Janet Fletcher is an Australian linguist. She completed her BA (with honours) at the University of Queensland in 1981 and then moved to the United Kingdom and received her PhD from the University of Reading in 1989.

Fletcher's research interests include phonetics theory, prosodic phonology, laboratory phonology, and articulatory and acoustic modelling of prosodic effects in various languages, particularly indigenous Australian languages and French.

Fletcher is currently professor of phonetics in the School of Languages and Linguistics, where she is a member of the Research Unit for Indigenous Language in the School of Languages and Linguistics and is a chief investigator in the University of Melbourne node of the Centre of Excellence "Dynamics of Language". She is a fellow of the Australian Academy of the Humanities.

== Selected publications ==
- (2014) Fletcher, Janet. 'Intonation and Prosody in Dalabon.' In Jun S (ed), Prosodic Typology II, pp. 252–272. Oxford: Oxford University Press.
- (2011) Tabain.
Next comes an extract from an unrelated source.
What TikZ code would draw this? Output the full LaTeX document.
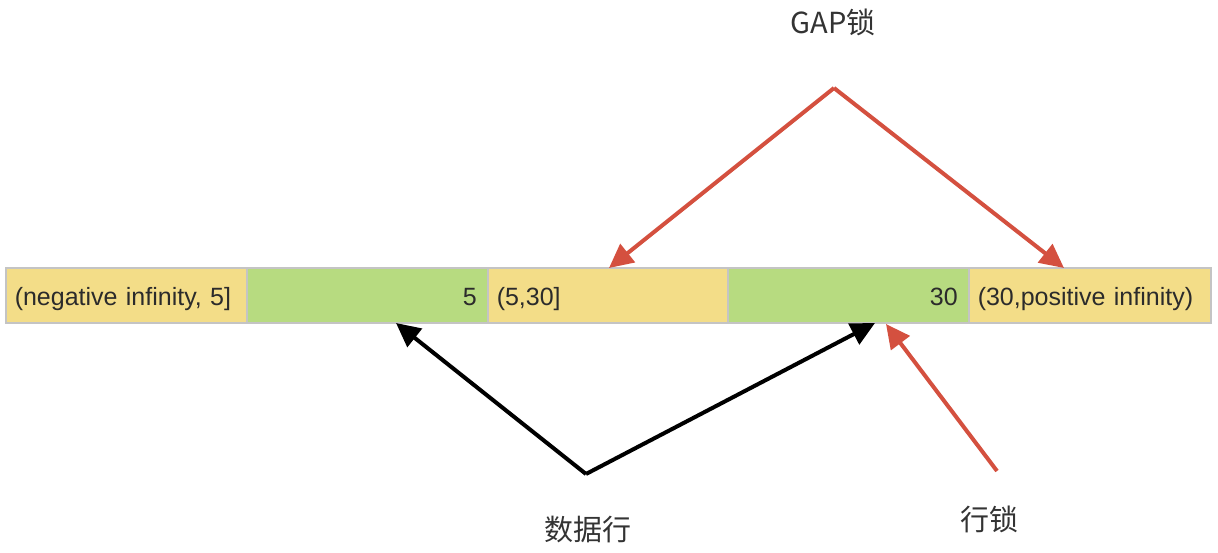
\documentclass[tikz,border=0pt]{standalone}
\usepackage{fontspec}
\setmainfont{Liberation Sans}
\newfontfamily\cjk{Noto Sans CJK SC}
\usetikzlibrary{arrows.meta}
\definecolor{cellY}{HTML}{F3DD88}
\definecolor{cellG}{HTML}{B7DB80}
\definecolor{cellB}{HTML}{C4C4C4}
\definecolor{redA}{HTML}{D4503F}
\definecolor{txt}{HTML}{2B2B2B}
\definecolor{lbl}{HTML}{333333}
\begin{document}
\begin{tikzpicture}[x=1pt,y=-1pt,
  cell/.style={draw=cellB,line width=1.5pt,minimum height=55pt,text width=221pt,inner ysep=0pt,anchor=north west,font=\fontsize{25}{28}\selectfont,text=txt,text height=26pt,text depth=5pt},
  ycell/.style={cell,fill=cellY,align=left,inner xsep=9pt},
  gcell/.style={cell,fill=cellG,align=right,inner xsep=11pt,text width=219pt},
  lab/.style={font=\cjk\fontsize{29}{32}\selectfont,text=lbl},
  redarr/.style={draw=redA,line width=4pt,-{Triangle[length=24pt,width=23pt]}},
  blkarr/.style={draw=black,line width=4pt,-{Triangle[length=24pt,width=23pt]}}]
\useasboundingbox (0,0) rectangle (1218,552);
\node[ycell,text width=223pt] (c1) at (5,267) {(negative infinity, 5]};
\node[gcell] (c2) at (246,267) {5};
\node[ycell,text width=223pt] (c3) at (487,267) {(5,30]};
\node[gcell] (c4) at (727,267) {30};
\node[ycell,text width=224pt] (c5) at (968,267) {(30,positive infinity)};
\node[lab] (gap) at (833,22) {GAP锁};
\node[lab] (data) at (588,529) {数据行};
\node[lab] (row) at (989,519) {行锁};
\coordinate (gapapex) at (834,88);
\coordinate (dataapex) at (586,474);
\coordinate (rowstart) at (997,471);
\coordinate (t1) at (609,268);
\coordinate (t2) at (1064,268);
\coordinate (t3) at (396,323);
\coordinate (t4) at (875,323);
\coordinate (t5) at (886,324);
\draw[redarr] (gapapex) -- (t1);
\draw[redarr] (gapapex) -- (t2);
\draw[blkarr] (dataapex) -- (t3);
\draw[blkarr] (dataapex) -- (t4);
\draw[redarr] (rowstart) -- (t5);
\end{tikzpicture}
\end{document}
M., J. Fletcher and A. Butcher. 'An EPG study of Palatal Consonants in two Australian languages', Language and Speech, vol. 54, issue 2, pp. 265–282.
- (2010) Fletcher, Janet. 'The Prosody of Speech: Timing and Rhythm,' in W. Hardcastle, J. Laver and F. Gibbon (eds), The Handbook of Phonetic Sciences, pp. 523–602. Wiley-Blackwell Publishing.
- (2007) Yallop, Clark and Janet Fletcher. An Introduction to Phonetics and Phonology. Blackwell Publishers.